11.4. As long as the delivered goods are subject to retention of title, the client may not alienate, encumber, pledge or otherwise place them under the control of third parties outside of its normal business operations. However, the client is not permitted to dispose the goods in the context of its normal business operations at the moment that the client has requested suspension of payments, or the client has been declared bankrupt.

 

  1. DISSOLUTION AND SUSPENSION

12.1. In the event that the client does not, not timely or not properly comply with the obligations arising for him from the agreement concluded, or if there is a well-founded fear of this, as well as in the event of an application for a moratorium, bankruptcy or liquidation of the client's business, as well as in the event of the client's death or dissolution or termination, if the client is a company, or if a change occurs in its corporate form or in the management of the company or in the contribution of the company's activities, FRESHFILTER BV has the right to without notice of default and without judicial intervention to suspend the agreement with a reasonable term or to dissolve the agreement without any obligation to pay compensation.

12.2. The claim of FRESHFILTER BV with regard to the part of the agreement that has already been performed, as well as the damage resulting from the suspension or dissolution, including lost profit, is immediately due and payable.

 

  1. INTELLECTUAL PROPERTY RIGHTS

13.1. FRESHFILTER BV reserves all rights that FRESHFILTER BV has in the field of intellectual property in connection with goods delivered and/or developed by FRESHFILTER BV.

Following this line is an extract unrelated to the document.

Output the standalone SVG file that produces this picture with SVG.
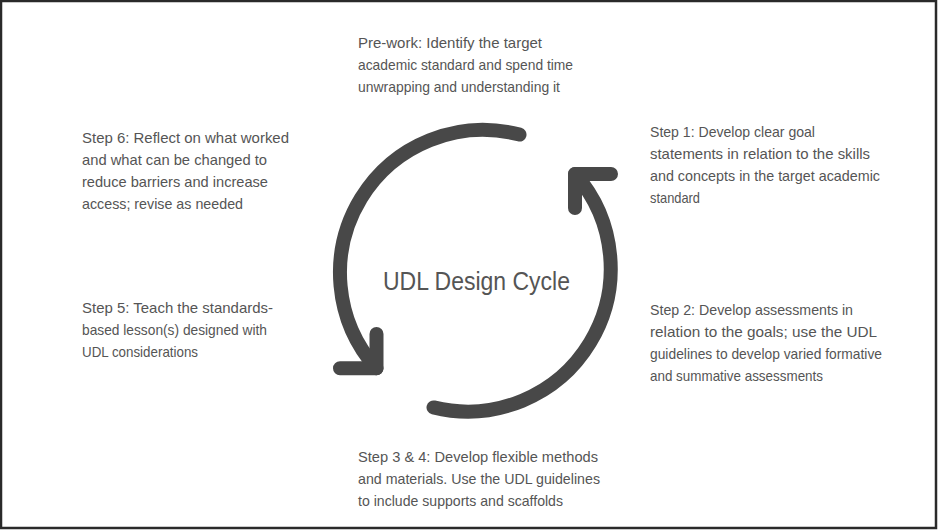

13.2. The client is not permitted to change the delivered goods in whole or in part or to provide them with a different brand name, or to use the relevant brand in any other way or to register it in its own name.

 

  1. INFRINGEMENT WITH LEGAL PROVISIONS

14.1. Should any provision of these General Terms and Conditions of Sale and Delivery be inapplicable or in conflict with public order or the law, only the provision in question will be regarded as unwritten, but the conditions will otherwise remain in full force and effect. FRESHFILTER BV reserves the right to change the challenged into a legally valid one.

 

  1. JURISDICTION / APPLICABLE LAW

15.1. All disputes, also those that are only regarded as such by one of the parties, will be subject to the judgment of the competent court within the area of establishment of FRESHFILTER BV, without prejudice to the authority of FRESHFILTER BV to submit the dispute to another competent right. Disputes between FRESHFILTER BV and clients established outside the EU will be finally settled in accordance with the Arbitration Rules of the ICC by one or more arbitrators appointed in accordance with these Rules. The language used is English. The arbitration will take place in Amsterdam (Netherlands).

15.2. All offers and quotations made by FRESHFILTER BV as well as all agreements concluded between the client and FRESHFILTER BV are exclusively governed by Dutch law.